Disciplined Agile

Use Whatever Agile Method Works

Teams that are new to agile can get caught up in discussions about what method is best. Scrum? Kanban? Scrum and kanban? Which is better? And what about Extreme Programming (XP), which adds engineering practices such as test-driven development and continuous integration.
It is a fruitless debate.

Each of these approaches have good practices and principles to offer. Each has its own approach to improvement. Disciplined Agile says to be pragmatic.

  • Be pragmatic. Our aim isn't to be agile, it's to be as effective as we can be and to improve from there. To do this we need to be pragmatic and adopt agile, lean, or even traditional strategies when they make the most sense for our context. 

Use what works. Choose and evolve your way of working.
Look at the context and incorporate practices from each to find what works for the team. 

Let Lean Thinking Guide You

As you think about what to do, let yourself be guided by the essence of lean thinking and lean practice including

  • Systems thinking, optimizing the whole.
  • Continuous improvement, learning pragmatically.
  • Removing delays in workflow and feedback, eliminating waste.
  • Build quality in.

Both scrum and kanban are partial implementations of lean thinking. We can use lean thinking to assess them both.

Why Scrum Works

The essence of Scrum is to have co-located, cross-functional teams that complete work in sprints of one to four weeks. These practices work to reduce delays in workflow because the people needed to get something done are always present in the team. Teams get the answers they need right when they need them. They also reduce delays in feedback because stories can be completed in a matter of days and product owners can provide feedback during the sprint.

What Scrum Leaves Out

Scrum is great but it is missing some key elements that improve collaboration efficiency, namely systems thinking and explicit workflow.. 
Scrum does not take a systems-thinking point of view; it takes a bottom-up approach. Mostly, teams work individually and then try to coordinate with a scheme such as a scrum-of-scrums and then finally attend to the business needs across the organization. This bottom-up approach focuses on only parts of the value stream.

Scrum does not embrace explicit workflow within the team. Scrum does not explicitly manage work-in-process.
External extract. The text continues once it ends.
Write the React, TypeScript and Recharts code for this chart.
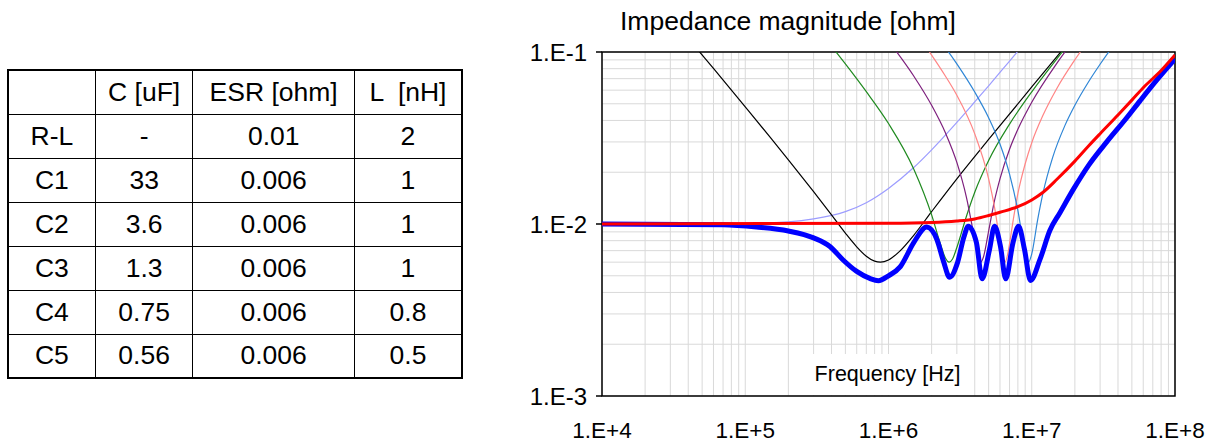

How Kanban Implements Lean Thinking

Kanban is based on three basic principles:

Visualize and make explicit how you do your work
Limit the amount of work-in-process (WIP)
Enhance flow

Kanban is known as a pull method. It has two mantras, “Flow when you can, pull when you must” and “Stop starting and start finishing”. Kanban’s focus on flow and managing WIP reduces delays both in feedback and workflow. Visualization and explicit policies of the workflow also improve collaboration, even when teams are not colocated. Kanban is sensitive to culture and context and shows respect for current roles, responsibilities, and job titles.

What Kanban Leaves Out

Because of its sensitivity to culture and context, kanban emphasizes starting where you are and evolving iteratively. While the attention to context is essential, there could be practices and structures that would offer immediate improvements, but which would create too large a leap from the current state and are therefore ignored.

Abrupt Versus Evolutionary Change

Scrum and kanban are not merely different sets of practices, they are based on different models of transformation. While both work in many situations, they are somewhat extreme in their original forms.

The transformation model of scrum is disruptive, bringing in a set of practices and roles that must be followed. Learning is supposed to take place by creating great teams and having them figure things out, but this can be difficult to handle for a new team.

The transformation model of kanban works on creating a better understanding of what work you are currently doing and following the principles of flow. It is based on evolutionary change, not the abrupt change that scrum demands. However, its focus on workflow ignores the value of cross-functional teams in many cases.

An Integrated Approach

Lean thinking allows us to take from scrum, kanban, and also Extreme Programming to create an approach that is effective for the context. They all have good elements. And they have a lot in common. It turns out that several practices of scrum and kanban and Extreme Programming should be done by all teams as illustrated in Table 1.

Table 1. Agile Practices

Scrum

Kanban

XP

Use small batches

Self-organization

Daily coordination

Estimates and velocity

Focus on finishing

Make work visible


Have explicit workflow

Manage WIP explicitly

Use ATDD

Continuously integrate

Right at the start, we are faced with a few primary decisions.

  • Will iterations be used? Iterations are useful because they provide discipline – the time-boxing gives the team an end-date and creates a focus on completion. It also forces the team to develop in small stories. On the other hand, in the case a team is doing mostly maintenance or unplannable work, you may find that just working on items that come in and focusing on finishing them doesn’t require iteration timeboxes.
  • Will the teams be cross-functional? Whether the teams can be truly cross-functional or not, they are a good idea. Strive towards them to the greatest extent possible.

Summary

Guide your thinking by focusing on what makes for effective teams: Creating value quickly, sustainably, and with high quality. How to do it depends upon the context of the team and the type of work they do. Trying to pick Scrum or Kanban can result in missing the opportunities that a blended model based on Lean Thinking provides. Each approach provides valuable insights; in fact, several practices of scrum, kanban and XP are useful for virtually every team.